GOAL: With the pictures left out, copy the listing below exactly.
......
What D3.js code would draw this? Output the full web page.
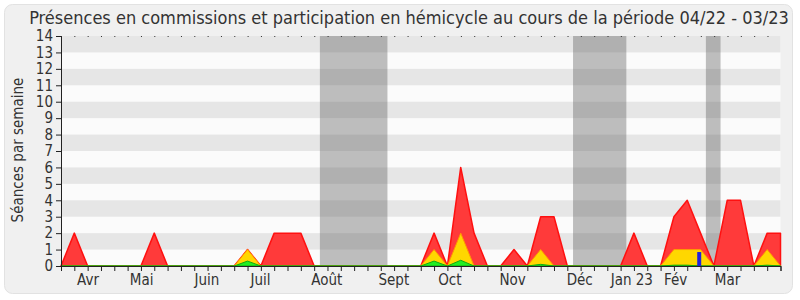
<!DOCTYPE html>
<html><head><meta charset="utf-8">
<script src="https://cdn.jsdelivr.net/npm/d3@7"></script>
<style>
html,body{margin:0;padding:0;background:#fff;}
text{font-family:"DejaVu Sans Condensed","DejaVu Sans",sans-serif;font-stretch:condensed;fill:#333;}
</style></head>
<body><svg id="c" width="800" height="300"></svg>
<script>
// Data: weekly values, week index 0..54 (04/22 - 03/23)
const weeks = d3.range(0, 55);
const presences = [0,2,0,0,0,0,0,2,0,0, 0,0,0,0,1,0,2,2,2,0, 0,0,0,0,0,0,0,0,2,0, 6,2,0,0,1,0,3,3,0,0, 0,0,0,2,0,0,3,4,2,0, 4,4,0,2,2];
const hemicycle  = [0,0,0,0,0,0,0,0,0,0, 0,0,0,0,1,0,0,0,0,0, 0,0,0,0,0,0,0,0,1,0, 2,0,0,0,0,0,1,0,0,0, 0,0,0,0,0,0,1,1,1,0, 0,0,0,1,0];
const interventions = [0,0,0,0,0,0,0,0,0,0, 0,0,0,0,0.3,0,0,0,0,0, 0,0,0,0,0,0,0,0,0.3,0, 0.35,0,0,0,0,0,0.1,0,0,0, 0,0,0,0,0,0,0.05,0.05,0,0, 0,0,0,0.05,0];
const questions = [{week: 47.9, value: 0.85}];
const vacations = [[19.43, 24.5], [38.43, 42.43], [48.4, 49.5]];
const monthLabels = ["Avr","Mai","Juin","Juil","Août","Sept","Oct","Nov","Déc","Jan 23","Fév","Mar"];
const monthWeeks = [2.03, 6.05, 10.95, 14.97, 19.95, 24.98, 29.18, 33.9, 38.93, 42.84, 46.13, 50.03];
const yTicks = d3.range(0, 15);
const title = "Présences en commissions et participation en hémicycle au cours de la période 04/22 - 03/23";
const yLabel = "Séances par semaine";

const svg = d3.select("#c");
const x = d3.scaleLinear().domain([0, 54]).range([61, 780.5]);
const y = d3.scaleLinear().domain([0, 14]).range([266, 36]);

// panel
svg.append("rect").attr("x", 4.5).attr("y", 4.5).attr("width", 788).attr("height", 289)
  .attr("rx", 8).attr("fill", "#f0f0f0").attr("stroke", "#e2e2e2");

// plot background stripes
const g = svg.append("g");
g.append("rect").attr("x", x(0)).attr("y", y(14)).attr("width", x(54) - x(0)).attr("height", y(0) - y(14)).attr("fill", "#fbfbfb");
g.selectAll("rect.stripe").data(d3.range(1, 14, 2)).join("rect").attr("class", "stripe")
  .attr("x", x(0)).attr("width", x(54) - x(0))
  .attr("y", d => y(d + 1)).attr("height", d => y(d) - y(d + 1)).attr("fill", "#e6e6e6");

// vacations
g.selectAll("rect.vac").data(vacations).join("rect").attr("class", "vac")
  .attr("x", d => x(d[0])).attr("width", d => x(d[1]) - x(d[0]))
  .attr("y", y(14)).attr("height", y(0) - y(14))
  .attr("fill", "rgb(90,90,90)").attr("fill-opacity", 0.38);

// top dotted line
g.append("line").attr("x1", x(0)).attr("x2", x(54)).attr("y1", y(14) + 0.5).attr("y2", y(14) + 0.5)
  .attr("stroke", "#333").attr("stroke-dasharray", "1,12.33");

const area = vals => d3.area().x((d, i) => x(weeks[i])).y0(y(0)).y1(d => y(d))(vals);

g.append("path").attr("d", area(presences)).attr("fill", "#ff3a3a").attr("stroke", "#ff1010").attr("stroke-width", 1.5).attr("stroke-linejoin", "round");
g.append("path").attr("d", area(hemicycle)).attr("fill", "#ffd700").attr("stroke", "#ff9a00").attr("stroke-width", 1);
g.append("path").attr("d", area(interventions)).attr("fill", "#22ee22").attr("stroke", "#11aa11").attr("stroke-width", 1);

g.selectAll("rect.q").data(questions).join("rect").attr("class", "q")
  .attr("x", d => x(d.week) - 2).attr("width", 4)
  .attr("y", d => y(d.value)).attr("height", d => y(0) - y(d.value)).attr("fill", "#2222dd");

// axes
const ax = svg.append("g").attr("transform", `translate(0,${y(0)})`)
  .call(d3.axisBottom(x).tickValues(weeks).tickSize(5).tickFormat(""));
ax.select(".domain").attr("stroke", "#222");
ax.selectAll(".tick line").attr("stroke", "#222");

svg.selectAll("text.month").data(monthLabels).join("text").attr("class", "month")
  .attr("x", (d, i) => x(monthWeeks[i])).attr("y", 285)
  .attr("text-anchor", "middle").attr("font-size", 15).text(d => d);

const ay = svg.append("g").attr("transform", `translate(${x(0)},0)`)
  .call(d3.axisLeft(y).tickValues(yTicks).tickSize(5).tickPadding(3).tickFormat(d3.format("d")));
ay.select(".domain").attr("stroke", "#222");
ay.selectAll(".tick line").attr("stroke", "#222");
ay.selectAll(".tick text").attr("font-size", 15).attr("fill", "#333")
  .style("font-family", '"DejaVu Sans Condensed","DejaVu Sans",sans-serif');

svg.append("text").attr("transform", "translate(23,150) rotate(-90)")
  .attr("text-anchor", "middle").attr("font-size", 15).text(yLabel);

svg.append("text").attr("x", 409).attr("y", 24).attr("text-anchor", "middle")
  .attr("font-size", 18).text(title);
</script></body></html>
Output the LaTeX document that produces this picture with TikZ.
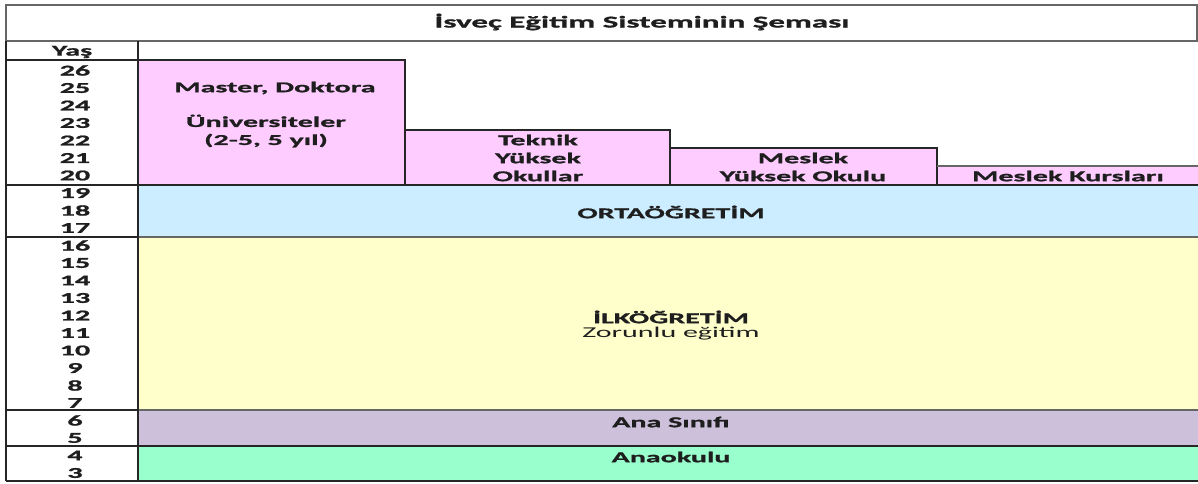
......
SOLUTION BELOW:
What D3.js code would draw this? Output the full web page.
<!DOCTYPE html>
<html><head><meta charset="utf-8">
<script src="https://cdn.jsdelivr.net/npm/d3@7"></script>
<style>
html,body{margin:0;padding:0;background:#fff;}
text{font-family:"DejaVu Sans Condensed","DejaVu Sans",sans-serif;font-stretch:condensed;fill:#333;}
</style></head>
<body><svg id="c" width="800" height="300"></svg>
<script>
// Data: weekly values, week index 0..54 (04/22 - 03/23)
const weeks = d3.range(0, 55);
const presences = [0,2,0,0,0,0,0,2,0,0, 0,0,0,0,1,0,2,2,2,0, 0,0,0,0,0,0,0,0,2,0, 6,2,0,0,1,0,3,3,0,0, 0,0,0,2,0,0,3,4,2,0, 4,4,0,2,2];
const hemicycle  = [0,0,0,0,0,0,0,0,0,0, 0,0,0,0,1,0,0,0,0,0, 0,0,0,0,0,0,0,0,1,0, 2,0,0,0,0,0,1,0,0,0, 0,0,0,0,0,0,1,1,1,0, 0,0,0,1,0];
const interventions = [0,0,0,0,0,0,0,0,0,0, 0,0,0,0,0.3,0,0,0,0,0, 0,0,0,0,0,0,0,0,0.3,0, 0.35,0,0,0,0,0,0.1,0,0,0, 0,0,0,0,0,0,0.05,0.05,0,0, 0,0,0,0.05,0];
const questions = [{week: 47.9, value: 0.85}];
const vacations = [[19.43, 24.5], [38.43, 42.43], [48.4, 49.5]];
const monthLabels = ["Avr","Mai","Juin","Juil","Août","Sept","Oct","Nov","Déc","Jan 23","Fév","Mar"];
const monthWeeks = [2.03, 6.05, 10.95, 14.97, 19.95, 24.98, 29.18, 33.9, 38.93, 42.84, 46.13, 50.03];
const yTicks = d3.range(0, 15);
const title = "Présences en commissions et participation en hémicycle au cours de la période 04/22 - 03/23";
const yLabel = "Séances par semaine";

const svg = d3.select("#c");
const x = d3.scaleLinear().domain([0, 54]).range([61, 780.5]);
const y = d3.scaleLinear().domain([0, 14]).range([266, 36]);

// panel
svg.append("rect").attr("x", 4.5).attr("y", 4.5).attr("width", 788).attr("height", 289)
  .attr("rx", 8).attr("fill", "#f0f0f0").attr("stroke", "#e2e2e2");

// plot background stripes
const g = svg.append("g");
g.append("rect").attr("x", x(0)).attr("y", y(14)).attr("width", x(54) - x(0)).attr("height", y(0) - y(14)).attr("fill", "#fbfbfb");
g.selectAll("rect.stripe").data(d3.range(1, 14, 2)).join("rect").attr("class", "stripe")
  .attr("x", x(0)).attr("width", x(54) - x(0))
  .attr("y", d => y(d + 1)).attr("height", d => y(d) - y(d + 1)).attr("fill", "#e6e6e6");

// vacations
g.selectAll("rect.vac").data(vacations).join("rect").attr("class", "vac")
  .attr("x", d => x(d[0])).attr("width", d => x(d[1]) - x(d[0]))
  .attr("y", y(14)).attr("height", y(0) - y(14))
  .attr("fill", "rgb(90,90,90)").attr("fill-opacity", 0.38);

// top dotted line
g.append("line").attr("x1", x(0)).attr("x2", x(54)).attr("y1", y(14) + 0.5).attr("y2", y(14) + 0.5)
  .attr("stroke", "#333").attr("stroke-dasharray", "1,12.33");

const area = vals => d3.area().x((d, i) => x(weeks[i])).y0(y(0)).y1(d => y(d))(vals);

g.append("path").attr("d", area(presences)).attr("fill", "#ff3a3a").attr("stroke", "#ff1010").attr("stroke-width", 1.5).attr("stroke-linejoin", "round");
g.append("path").attr("d", area(hemicycle)).attr("fill", "#ffd700").attr("stroke", "#ff9a00").attr("stroke-width", 1);
g.append("path").attr("d", area(interventions)).attr("fill", "#22ee22").attr("stroke", "#11aa11").attr("stroke-width", 1);

g.selectAll("rect.q").data(questions).join("rect").attr("class", "q")
  .attr("x", d => x(d.week) - 2).attr("width", 4)
  .attr("y", d => y(d.value)).attr("height", d => y(0) - y(d.value)).attr("fill", "#2222dd");

// axes
const ax = svg.append("g").attr("transform", `translate(0,${y(0)})`)
  .call(d3.axisBottom(x).tickValues(weeks).tickSize(5).tickFormat(""));
ax.select(".domain").attr("stroke", "#222");
ax.selectAll(".tick line").attr("stroke", "#222");

svg.selectAll("text.month").data(monthLabels).join("text").attr("class", "month")
  .attr("x", (d, i) => x(monthWeeks[i])).attr("y", 285)
  .attr("text-anchor", "middle").attr("font-size", 15).text(d => d);

const ay = svg.append("g").attr("transform", `translate(${x(0)},0)`)
  .call(d3.axisLeft(y).tickValues(yTicks).tickSize(5).tickPadding(3).tickFormat(d3.format("d")));
ay.select(".domain").attr("stroke", "#222");
ay.selectAll(".tick line").attr("stroke", "#222");
ay.selectAll(".tick text").attr("font-size", 15).attr("fill", "#333")
  .style("font-family", '"DejaVu Sans Condensed","DejaVu Sans",sans-serif');

svg.append("text").attr("transform", "translate(23,150) rotate(-90)")
  .attr("text-anchor", "middle").attr("font-size", 15).text(yLabel);

svg.append("text").attr("x", 409).attr("y", 24).attr("text-anchor", "middle")
  .attr("font-size", 18).text(title);
</script></body></html>
Output the LaTeX document that produces this picture with TikZ.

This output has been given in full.